Friday, August 17, 2012

Occupy Charlotte members found not guilty

Posted By on Fri, Aug 17, 2012 at 4:08 PM

After eight long months, three local occupiers got some good news on Thursday.

All were acquitted of charges of resisting arrest and obstructing or delaying officers after they were apprehended in January for camping outside old City Hall, where Occupy Charlotte had been since last October.

Jason Dow, Scottie Wingfield and Laura Brooks, among others, were arrested after city council passed an ordinance in late January that essentially prohibits sleeping in tents or making preparations to sleep on city property.

Right, CMPD Capt. Jeff Estes talks to occupier Ayende Alcala (left) in January.
  • Grant Baldwin
  • Right, CMPD Capt. Jeff Estes talks to occupier Ayende Alcala (left) in January.

“[Occupy Charlotte] made a decision to not challenge the new laws even if we disagreed with them,” Laurel Green, a local artist and Occupy member, told me Friday morning. “We removed all personal belongings, didn’t sleep [in our tents]. We focused on art-making as the voice of the people.”

She said they used tents — covered with mesh — mostly for painting.

“There was no way I was planning on using that for sleeping in January,” Green said.

None were more surprised by the verdict than the occupiers.

“We were concerned that the politics might intrude on our judicial system and that we would be found guilty,” Green said. When they were found not guilty, “we were so overjoyed because ... we are people who are in the street, protesting injustice around us. To see a sign that there is still some justice in our country through the judicial system was really inspiring for all of us.”

In fact, Charlotte Mecklenburg police involved in the incident wrote mostly positive things about occupiers.

“We did the same,” Green said, referring to Occupy’s court reports. “We had had a really good relationship with CMPD. We worked really hard to do that, and so have they.”

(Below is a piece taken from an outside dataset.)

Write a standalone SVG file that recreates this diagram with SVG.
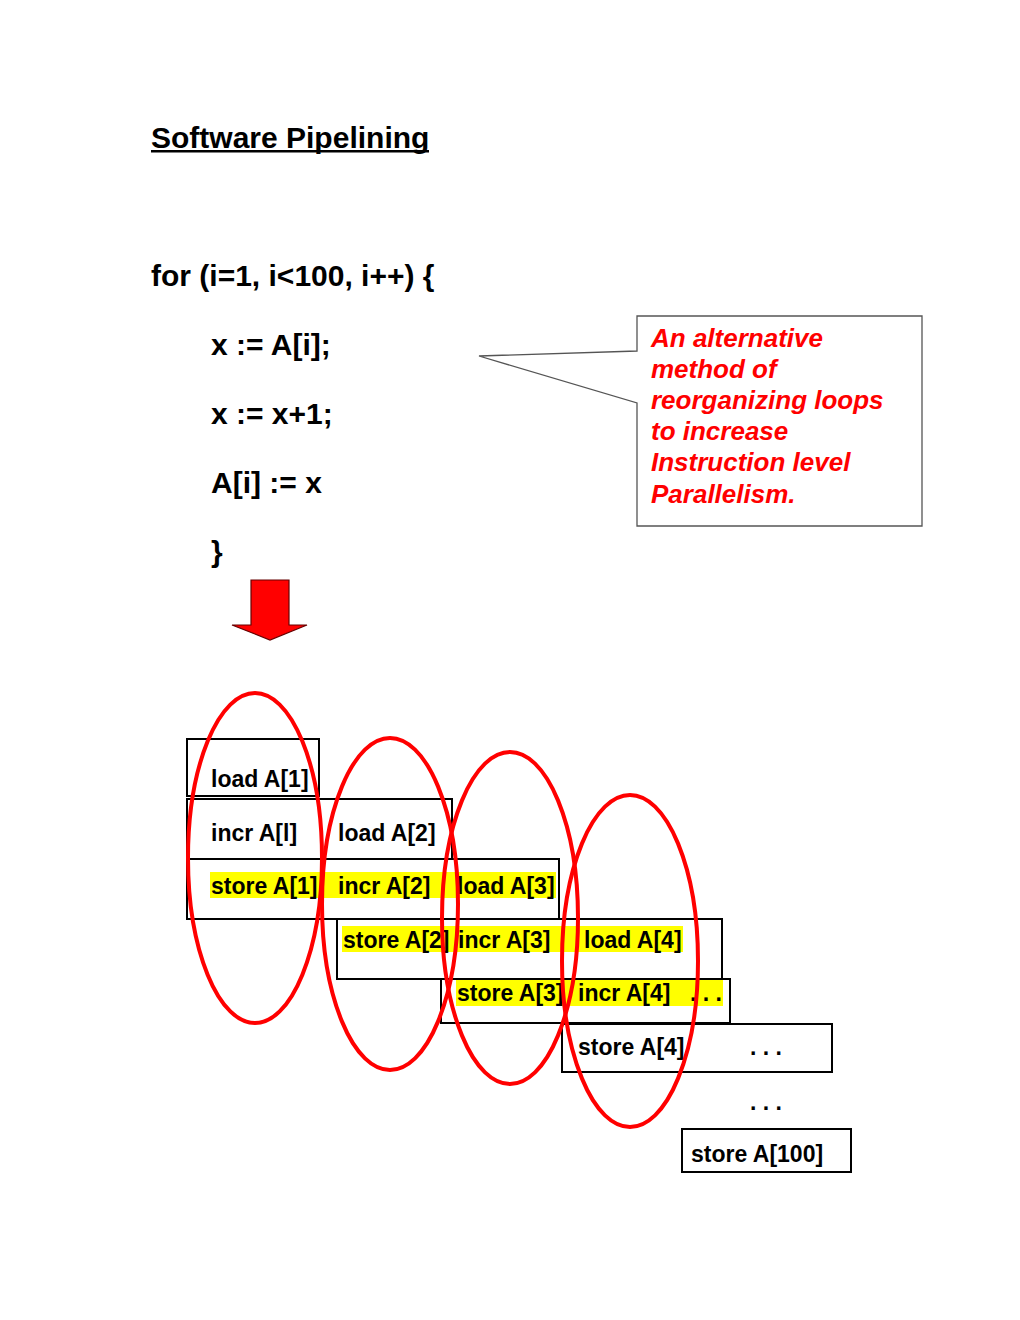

She said throughout the trial it was clear that police had been working under vague, confusing rules handed to them by city council.

“The ordinances were so poorly written, and then the police department was tasked as enforcing these poorly written, difficult to understand ordinances,” she said. “Everyone was getting mixed messages from city council an the city attorney. My perspective right away was that the mayor and the ten members of the Charlotte City Council had thrown police under the bus.”

Neither the city nor CMPD attorneys returned messages left by Creative Loafing.

She said council members missed an opportunity to work with Occupy, which could affect how other activists coming to Charlotte for the Democratic National Convention perceive the city.

“I think that city council could have supported Occupy Charlotte, and that would have set us up to be very influential to people who are coming in from out of town to attend DNC protests,” she said, adding that any sort of seemingly anti-activist ordinances could discourage people from exercising their First Amendment right to assemble.

“It creates a climate of fear,” she said.

UPDATE: City attorney Bob Hageman issued this statement to council members and Mayor Anthony Foxx emphasizing that even though the three members were found guilty, the no-camping ordinance still stands.

It is important to recognize that nothing about Judge tot ten's ruling calls into question the validity of the 'no-camping' ordinance. In fact, as I previously reported to you, earlier this year Superior Court Judge Forrest Bridges denied Occupy Charlotte's attempt to enjoin enforcement of the ordinance. In doing so, Judge Bridges ruled that Occupy failed to establish the likelihood that it could succeed in proving the ordinance unconstitutional or otherwise invalid.

He added that another Occupy Charlotte member's conviction by another district court judge "demonstrates that the judiciary treats each case on its own merits and seemingly inconsistent decisions by juries and judges are not uncommon."